Dataset items:
BEGIN

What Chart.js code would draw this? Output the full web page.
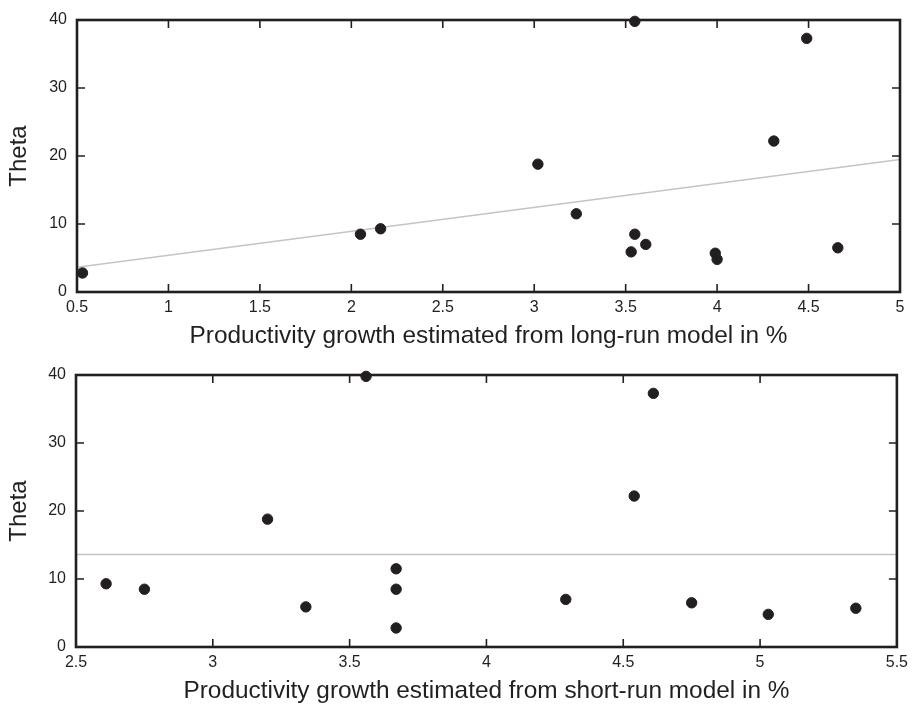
<!DOCTYPE html>
<html>
<head>
<meta charset="utf-8">
<script src="https://cdn.jsdelivr.net/npm/chart.js@4.4.0/dist/chart.umd.min.js"></script>
<style>
    html, body { margin: 0; padding: 0; background: #fff; }
    canvas { position: absolute; left: 0; }
    #topChart { top: 0; }
    #bottomChart { top: 352px; }
</style>
</head>
<body>
<canvas id="topChart" width="914" height="352"></canvas>
<canvas id="bottomChart" width="914" height="352"></canvas>
<script>
// shared Theta values (one per country)
const theta = [2.8, 4.8, 5.7, 5.9, 6.5, 7.0, 8.5, 8.5, 9.3, 11.5, 18.8, 22.2, 37.3, 39.8];
// productivity growth, long-run and short-run model (%)
const longRunGrowth = [0.53, 4.00, 3.99, 3.53, 4.66, 3.61, 2.05, 3.55, 2.16, 3.23, 3.02, 4.31, 4.49, 3.55];
const shortRunGrowth = [3.67, 5.03, 5.35, 3.34, 4.75, 4.29, 2.75, 3.67, 2.61, 3.67, 3.20, 4.54, 4.61, 3.56];

// fitted lines (end points)
const longFitX = [0.5, 5];
const longFitY = [3.65, 19.5];
const shortFitX = [2.5, 5.5];
const shortFitY = [13.6, 13.6];

// tick labels
const longTicksX = [0.5, 1, 1.5, 2, 2.5, 3, 3.5, 4, 4.5, 5];
const shortTicksX = [2.5, 3, 3.5, 4, 4.5, 5, 5.5];
const thetaTicks = [0, 10, 20, 30, 40];

const ink = '#231f20';
const fontName = "'Liberation Sans', Arial, Helvetica, sans-serif";

// frame with inward tick marks on all four sides
const framePlugin = {
    id: 'frame',
    afterDraw(chart) {
        const ctx = chart.ctx;
        const a = chart.chartArea;
        const xs = chart.scales.x, ys = chart.scales.y;
        ctx.save();
        ctx.strokeStyle = ink;
        ctx.lineWidth = 1.6;
        xs.ticks.forEach(t => {
            const px = xs.getPixelForValue(t.value);
            if (px <= a.left + 2 || px >= a.right - 2) return;
            ctx.beginPath();
            ctx.moveTo(px, a.bottom); ctx.lineTo(px, a.bottom - 8);
            ctx.moveTo(px, a.top); ctx.lineTo(px, a.top + 8);
            ctx.stroke();
        });
        ys.ticks.forEach(t => {
            const py = ys.getPixelForValue(t.value);
            if (py <= a.top + 2 || py >= a.bottom - 2) return;
            ctx.beginPath();
            ctx.moveTo(a.left, py); ctx.lineTo(a.left + 8, py);
            ctx.moveTo(a.right, py); ctx.lineTo(a.right - 8, py);
            ctx.stroke();
        });
        ctx.lineWidth = 2.6;
        ctx.strokeRect(a.left, a.top, a.right - a.left, a.bottom - a.top);
        ctx.restore();
    }
};

function makeChart(id, xValues, fitX, fitY, xTicks, xMin, xMax, xTitle, pad) {
    const points = xValues.map((x, i) => ({ x: x, y: theta[i] }));
    const fit = fitX.map((x, i) => ({ x: x, y: fitY[i] }));
    return new Chart(document.getElementById(id), {
        type: 'scatter',
        data: {
            datasets: [{
                data: points,
                backgroundColor: ink,
                borderColor: ink,
                pointRadius: 5.2,
                pointHoverRadius: 5.2,
                clip: false,
                order: 1
            }, {
                type: 'line',
                data: fit,
                borderColor: '#c4c4c4',
                borderWidth: 1.5,
                pointRadius: 0,
                order: 2
            }]
        },
        options: {
            responsive: false,
            animation: false,
            layout: { padding: pad },
            plugins: {
                legend: { display: false },
                tooltip: { enabled: false }
            },
            scales: {
                x: {
                    type: 'linear',
                    min: xMin,
                    max: xMax,
                    afterBuildTicks: s => { s.ticks = xTicks.map(v => ({ value: v })); },
                    afterFit: s => { s.height = 57; },
                    grid: { display: false, drawTicks: false },
                    border: { display: false },
                    ticks: {
                        color: ink,
                        padding: 6,
                        maxRotation: 0,
                        autoSkip: false,
                        font: { family: fontName, size: 16, lineHeight: 1.25 },
                        callback: v => String(v)
                    },
                    title: {
                        display: true,
                        text: xTitle,
                        color: ink,
                        padding: 0,
                        font: { family: fontName, size: 24.4, lineHeight: 1.03 }
                    }
                },
                y: {
                    min: 0,
                    max: 40,
                    afterBuildTicks: s => { s.ticks = thetaTicks.map(v => ({ value: v })); },
                    afterFit: s => { s.width = pad.yWidth; },
                    grid: { display: false, drawTicks: false },
                    border: { display: false },
                    ticks: {
                        color: ink,
                        padding: 10,
                        font: { family: fontName, size: 16 },
                        callback: v => String(v)
                    },
                    title: {
                        display: true,
                        text: 'Theta',
                        color: ink,
                        padding: { top: 7, bottom: 0 },
                        font: { family: fontName, size: 24, lineHeight: 1.04 }
                    }
                }
            }
        },
        plugins: [framePlugin]
    });
}

makeChart('topChart', longRunGrowth, longFitX, longFitY, longTicksX, 0.5, 5,
    'Productivity growth estimated from long-run model in %',
    { top: 20, right: 14, bottom: 3, left: 0, yWidth: 77 });

makeChart('bottomChart', shortRunGrowth, shortFitX, shortFitY, shortTicksX, 2.5, 5.5,
    'Productivity growth estimated from short-run model in %',
    { top: 23, right: 13, bottom: 0, left: 0, yWidth: 76 });
</script>
</body>
</html>
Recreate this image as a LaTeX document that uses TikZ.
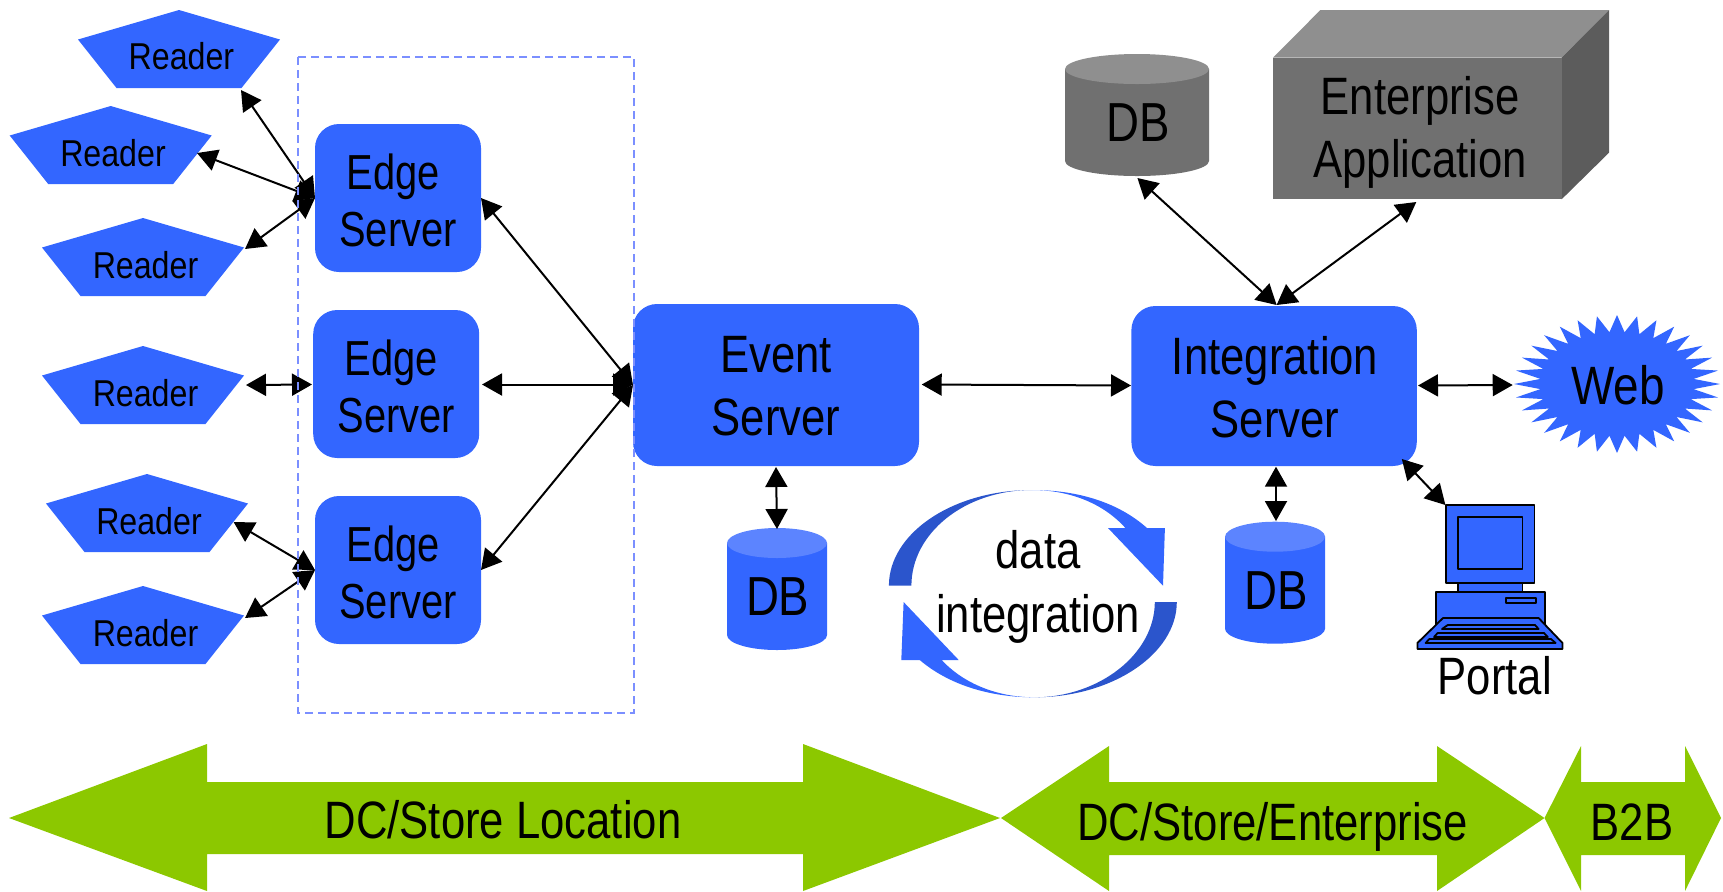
\documentclass[tikz,border=0pt]{standalone}
\usepackage{fontspec}
\usetikzlibrary{arrows.meta}
\setmainfont[FakeStretch=.83]{Liberation Sans}
\newfontfamily\readerfont[FakeStretch=.86]{Liberation Sans}
\newfontfamily\edgefont[FakeStretch=.81]{Liberation Sans}
\newfontfamily\dbfont[FakeStretch=.83]{Liberation Sans}
\newfontfamily\webfont[FakeStretch=.85]{Liberation Sans}
\definecolor{ibmblue}{HTML}{3366FF}
\definecolor{lightblue}{HTML}{5C84FF}
\definecolor{darkblue}{HTML}{2B55CC}
\definecolor{dashblue}{HTML}{7B8FFF}
\definecolor{green1}{HTML}{8CC800}
\definecolor{gray1}{HTML}{707070}
\definecolor{gray2}{HTML}{8F8F8F}
\definecolor{gray3}{HTML}{5C5C5C}
\tikzset{
  server/.style={fill=ibmblue,rounded corners=12pt,inner sep=0pt,outer sep=0pt,align=center,font=\fontsize{26.3}{31.7}\selectfont},
  edgebox/.style={server,minimum width=83pt,minimum height=74pt,font=\edgefont\fontsize{24.6}{28.5}\selectfont},
  readertext/.style={anchor=base,inner sep=0pt,font=\readerfont\fontsize{18.7}{20}\selectfont},
  bigtext/.style={anchor=base,inner sep=0pt,font=\fontsize{26.3}{30}\selectfont},
  dbtext/.style={inner sep=0pt,font=\dbfont\fontsize{27.5}{30}\selectfont},
  link/.style={line width=1pt,{Triangle[length=10pt,width=11pt]}-{Triangle[length=10pt,width=11pt]}},
  pc/.style={fill=ibmblue,draw=black,line width=.9pt,line join=round},
}
\newcommand{\readershape}[2]{\fill[ibmblue] (#1,#2) -- ({#1+101},{#2+29.5}) -- ({#1+62.5},{#2+78}) -- ({#1-62.5},{#2+78}) -- ({#1-101},{#2+29.5}) -- cycle;}
\newcommand{\cylshape}[6]{%
  \fill[#5] ({#1-#4},#2) -- ({#1-#4},#3) arc[start angle=180,end angle=360,x radius=#4*.5pt,y radius=7.5pt] -- ({#1+#4},#2) -- cycle;
  \fill[#6] (#1,#2) ellipse[x radius=#4*.5pt,y radius=7.5pt];}
\begin{document}
\begin{tikzpicture}[x=.5pt,y=-.5pt]
\useasboundingbox (0,0) rectangle (1723,891);
% green bands
\fill[green1] (9,818) -- (207,744) -- (207,782) -- (803,782) -- (803,744) -- (1000,818) -- (803,891) -- (803,854) -- (207,854) -- (207,891) -- cycle;
\fill[green1] (1001,818) -- (1109,746) -- (1109,782) -- (1437,782) -- (1437,746) -- (1544.5,818) -- (1437,891) -- (1437,855) -- (1109,855) -- (1109,891) -- cycle;
\fill[green1] (1544.5,818) -- (1581,746) -- (1581,782) -- (1685,782) -- (1685,746) -- (1721,818) -- (1685,891) -- (1685,855) -- (1581,855) -- (1581,891) -- cycle;
\node[bigtext] (lblA) at (503,838.5) {DC/Store Location};
\node[bigtext] (lblB) at (1272.6,840) {DC/Store/Enterprise};
\node[bigtext] (lblC) at (1632,840) {B2B};
% readers
\readershape{179}{10}
\readershape{110.7}{106}
\readershape{143}{218}
\readershape{143}{346}
\readershape{147}{474}
\readershape{143}{586}
\node[readertext] (r1) at (181.4,69.8) {Reader};
\node[readertext] (r2) at (113,166.2) {Reader};
\node[readertext] (r3) at (145.5,278.2) {Reader};
\node[readertext] (r4) at (145.5,406.2) {Reader};
\node[readertext] (r5) at (149,534.5) {Reader};
\node[readertext] (r6) at (145.5,646.2) {Reader};
\coordinate (r1p) at (241,90);
\coordinate (r2p) at (197,153);
\coordinate (r3p) at (245,249);
\coordinate (r4p) at (246,385);
\coordinate (r5p) at (233.6,522);
\coordinate (r6p) at (245,618);
% servers
\node[edgebox] (edge1) at (398,198) {\rule{0pt}{20pt}Edge\hspace*{5pt}\\Server};
\node[edgebox] (edge2) at (396.2,384) {\rule{0pt}{20pt}Edge\hspace*{5pt}\\Server};
\node[edgebox] (edge3) at (398,570) {\rule{0pt}{20pt}Edge\hspace*{5pt}\\Server};
\node[server,minimum width=143pt,minimum height=81pt] (event) at (776,385) {\rule{0pt}{19.5pt}Event\\Server};
\node[server,minimum width=142.7pt,minimum height=80pt] (integ) at (1274.1,386) {\rule{0pt}{20.5pt}\hspace*{1pt}Integration\\\hspace*{1pt}Server};
% blue DBs
\cylshape{777}{543}{635}{50}{ibmblue}{lightblue}
\node[dbtext] (db1) at (777.7,596.5) {DB};
\coordinate (db1top) at (777,529);
\cylshape{1275}{536.7}{628.7}{50}{ibmblue}{lightblue}
\node[dbtext] (db3) at (1276.2,590.5) {DB};
\coordinate (db3top) at (1276,521);
% gray DB
\cylshape{1137}{69}{161}{72}{gray1}{gray2}
\node[dbtext] (db2) at (1138.3,122.5) {DB};
\coordinate (db2bot) at (1137.4,178);
% enterprise box
\fill[gray2] (1273,57.7) -- (1320.4,10) -- (1609,10) -- (1561.6,57.7) -- cycle;
\fill[gray3] (1561.6,57.7) -- (1609,10) -- (1609,152.7) -- (1561.6,199.3) -- cycle;
\node[fill=gray1,minimum width=144.3pt,minimum height=70.8pt,inner sep=0pt,outer sep=0pt,align=center,font=\fontsize{26.3}{31.7}\selectfont] (ent) at (1417.3,128.5) {\rule{0pt}{23pt}\hspace*{3pt}Enterprise\\\hspace*{3pt}Application};
\coordinate (entbot) at (1416.3,202);
% web
\fill[ibmblue] plot[samples=64,domain=0:63,variable=\i] ({1617+ifthenelse(mod(\i,2)==0,103,77)*cos(\i*5.625)},{384+ifthenelse(mod(\i,2)==0,69,52)*sin(\i*5.625)}) -- cycle;
\node[inner sep=0pt,font=\webfont\fontsize{27}{30}\selectfont] (web) at (1618,385) {Web};
\coordinate (webl) at (1512.7,385);
% data integration
\fill[darkblue] (888.9,585.7) .. controls (888.9,533) and (953,490) .. (1032,490) .. controls (965,490) and (911.4,533) .. (911.4,585.7) -- cycle;
\fill[ibmblue] (1032,490) .. controls (1079,490) and (1119,503) .. (1147,528) -- (1164.9,528) -- (1163,585.7) -- (1108,528) -- (1125.4,528) .. controls (1103,503) and (1069,490) .. (1032,490) -- cycle;
\fill[darkblue] (1176.8,602) .. controls (1176.8,654) and (1112,697.3) .. (1034.5,697.3) .. controls (1099,697.3) and (1154.8,654) .. (1154.8,602) -- cycle;
\fill[ibmblue] (1034.5,697.3) .. controls (988,697.3) and (948,684) .. (919.7,660) -- (901.3,660) -- (903.6,602) -- (958.7,660) -- (941.7,660) .. controls (964,684) and (998,697.3) .. (1034.5,697.3) -- cycle;
\node[inner sep=0pt,align=center,font=\fontsize{26.3}{32}\selectfont] (dataint) at (1038,587) {data\\integration};
% computer
\draw[pc] (1457.8,582.7) rectangle (1522.5,592);
\draw[pc] (1445.9,505) rectangle (1534.5,582.7);
\draw[pc] (1457.8,516.7) rectangle (1522.5,568.7);
\draw[pc] (1436,592) rectangle (1544.6,626);
\draw[pc] (1506,598) rectangle (1536.3,603);
\draw[pc] (1443,618) -- (1538.6,618) -- (1562.5,643) -- (1562.5,649) -- (1417.4,649) -- (1417.4,643) -- cycle;
\draw[pc] (1447.7,625) -- (1535,625) -- (1538.6,629) -- (1442,629) -- cycle;
\draw[pc] (1437.6,633) -- (1544,633) -- (1547.8,637) -- (1434,637) -- cycle;
\draw[pc] (1429.3,639) -- (1551,639) -- (1555.6,643) -- (1425.6,643) -- cycle;
\coordinate (pcc) at (1445.4,505);
\node[bigtext] (portal) at (1494.7,694.8) {Portal};
% connectors
\coordinate (edge2e) at (482,384.5);
\coordinate (edge2w) at (312,384.5);
\coordinate (eventw) at (633,385);
\coordinate (eventw2) at (633,384.5);
\coordinate (eventn) at (776,467);
\coordinate (evente) at (921.7,384.5);
\coordinate (integw) at (1131,385.5);
\coordinate (intege) at (1418,385.5);
\coordinate (integn) at (1276.6,305);
\coordinate (integs) at (1276,466.7);
\coordinate (integc) at (1401.8,459);
\draw[link] (r1p) -- (edge1.west);
\draw[link] (r2p) -- (edge1.west);
\draw[link] (r3p) -- (edge1.west);
\draw[link] (r4p) -- (edge2w);
\draw[link] (r5p) -- (edge3.west);
\draw[link] (r6p) -- (edge3.west);
\draw[link] (edge1.east) -- (eventw);
\draw[link] (edge2e) -- (eventw2);
\draw[link] (edge3.east) -- (eventw);
\draw[link] (evente) -- (integw);
\draw[link] (eventn) -- (db1top);
\draw[link] (db2bot) -- (integn);
\draw[link] (entbot) -- (integn);
\draw[link] (intege) -- (webl);
\draw[link] (integs) -- (db3top);
\draw[link] (integc) -- (pcc);
% dashed frame
\draw[dashblue,line width=.8pt,dash pattern=on 4pt off 2.5pt] (298,57) rectangle (634,713);
\end{tikzpicture}
\end{document}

END

§ **Task prompt**
Hand back the exact lines from the start of the entries to the line with "4.54, 4.61, 3.56];", both ends kept and pictures left out.

§ **Reply to the task**
What Chart.js code would draw this? Output the full web page.
<!DOCTYPE html>
<html>
<head>
<meta charset="utf-8">
<script src="https://cdn.jsdelivr.net/npm/chart.js@4.4.0/dist/chart.umd.min.js"></script>
<style>
    html, body { margin: 0; padding: 0; background: #fff; }
    canvas { position: absolute; left: 0; }
    #topChart { top: 0; }
    #bottomChart { top: 352px; }
</style>
</head>
<body>
<canvas id="topChart" width="914" height="352"></canvas>
<canvas id="bottomChart" width="914" height="352"></canvas>
<script>
// shared Theta values (one per country)
const theta = [2.8, 4.8, 5.7, 5.9, 6.5, 7.0, 8.5, 8.5, 9.3, 11.5, 18.8, 22.2, 37.3, 39.8];
// productivity growth, long-run and short-run model (%)
const longRunGrowth = [0.53, 4.00, 3.99, 3.53, 4.66, 3.61, 2.05, 3.55, 2.16, 3.23, 3.02, 4.31, 4.49, 3.55];
const shortRunGrowth = [3.67, 5.03, 5.35, 3.34, 4.75, 4.29, 2.75, 3.67, 2.61, 3.67, 3.20, 4.54, 4.61, 3.56];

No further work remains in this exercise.